Fig 9 shows the model’s training curve. After approximately 60 iterations, the loss function converges, and the F1 score on the validation set reaches a stable level. This figure illustrates vehicle trajectory prediction and traffic accident risk analysis based on deep learning and spatiotemporal features.

Download:

Fig 9. Model training curve.

https://doi.org/10.1371/journal.pone.0320656.g009

Fig 10 shows the connection between the vehicle’s predicted trajectory and risk prediction. Each trajectory represents a vehicle’s actual position changes (solid line) over time and its predicted future position changes (dashed line) based on the deep learning model. Data for 10 vehicles are presented. By comparing actual and predicted trajectories, the model’s prediction effectiveness can be intuitively assessed, validating its ability to predict vehicle trajectories.

Download:

Fig 10. Time vs. Position Trajectory Prediction with Risk Levels.

https://doi.org/10.1371/journal.pone.0320656.g010

The color depth of the trajectories reflects the accident risk level at different time points during the vehicle’s journey. The gradient color from green to red indicates a transition from low risk to high risk. The risk level is assessed based on the vehicle’s motion state, speed, acceleration, and other spatiotemporal features. As the vehicle’s position changes, the accident risk fluctuates. The color change helps us better understand the spatiotemporal distribution of risks.

This demonstrates that the constructed CNN + LSTM + GNN model can effectively learn accident risk features from vehicle trajectory data, providing a foundation for subsequent pattern recognition and early warning analysis in academic research writing.

In the training samples, Fig 11 shows the statistical distribution of positive and negative samples. From the figure, it can be observed that in the positive samples, where accidents occur, the standard deviations of speed, acceleration, and the number of rapid decelerations are generally higher than those in the negative samples, where no accidents occur. This phenomenon confirms the correlation between these indicators and accident risk.

Download:

Fig 11. Comparison of the Distribution of Statistical Indicators for Positive and Negative Samples.

https://doi.org/10.1371/journal.pone.0320656.g011

Additionally, it is observed that different indicators have varying abilities to distinguish between sample types. For example, the distribution of average speed does not show as clear a distinction between the two sample types as the standard deviation of speed. Therefore, to fully leverage the predictive potential of each feature, it is necessary to assign appropriate weights to different features through an end-to-end training process.

Statistical analysis of data

The vehicle trajectory data collected in this study includes multiple key indicators such as vehicle speed, acceleration, steering angle, and lane change distance. To thoroughly analyze the distribution characteristics of these indicators, a detailed statistical analysis was conducted. Fig 12 shows the probability density curves of different indicators, with data representing the average values from multiple statistics. Standard deviation bars are added to indicate the range of data variation in the experiment.

Download:

Fig 12. Distribution of key indicators of vehicle trajectory.

https://doi.org/10.1371/journal.pone.0320656.g012

The analysis results show that vehicle speed follows a Gaussian distribution, with an average speed of 55.3 km/h and a standard deviation of 18.7 km/h.

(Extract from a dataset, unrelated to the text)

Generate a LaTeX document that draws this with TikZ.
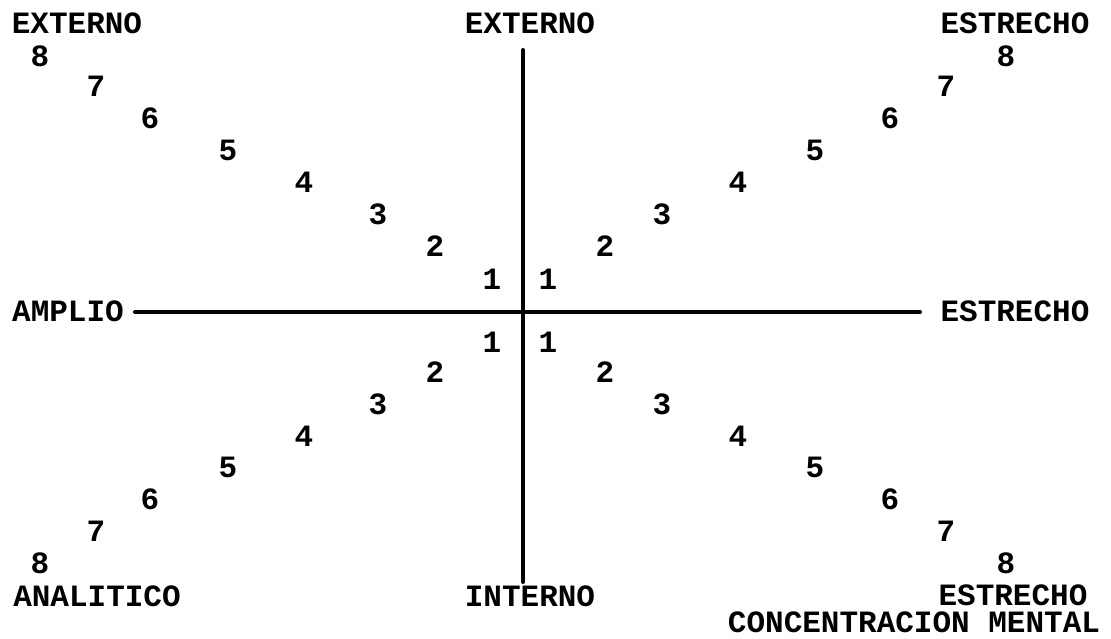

The acceleration data exhibits a clear Laplace distribution, with the peak concentrated at 0 m/s². This characteristic is closely related to the frequent starting and stopping, as well as acceleration and deceleration behaviors of the vehicle. The distribution of the steering angle is relatively uniform, without showing significant bias. The lane change distance distribution follows a stable gamma distribution, suggesting that vehicles generally maintain a fixed safety distance when changing lanes.

Additionally, high-risk events were labeled based on thresholds for speed, acceleration, steering angle, and lane change distance. The experimental results show significant differences in the proportion of high-risk events across different road scenarios. In the highway scenario, approximately 7.2% of the data points were identified as high-risk events. In urban roads, this proportion increased to 14.5%. Further analysis revealed that the proportion of high-risk events was 9.1% in the national road scenario and 8.3% in the ring highway scenario. Lane change distance had a significant impact in these scenarios, especially in urban roads and national roads, where the probability of high-risk events increased significantly when the lane change distance was shorter.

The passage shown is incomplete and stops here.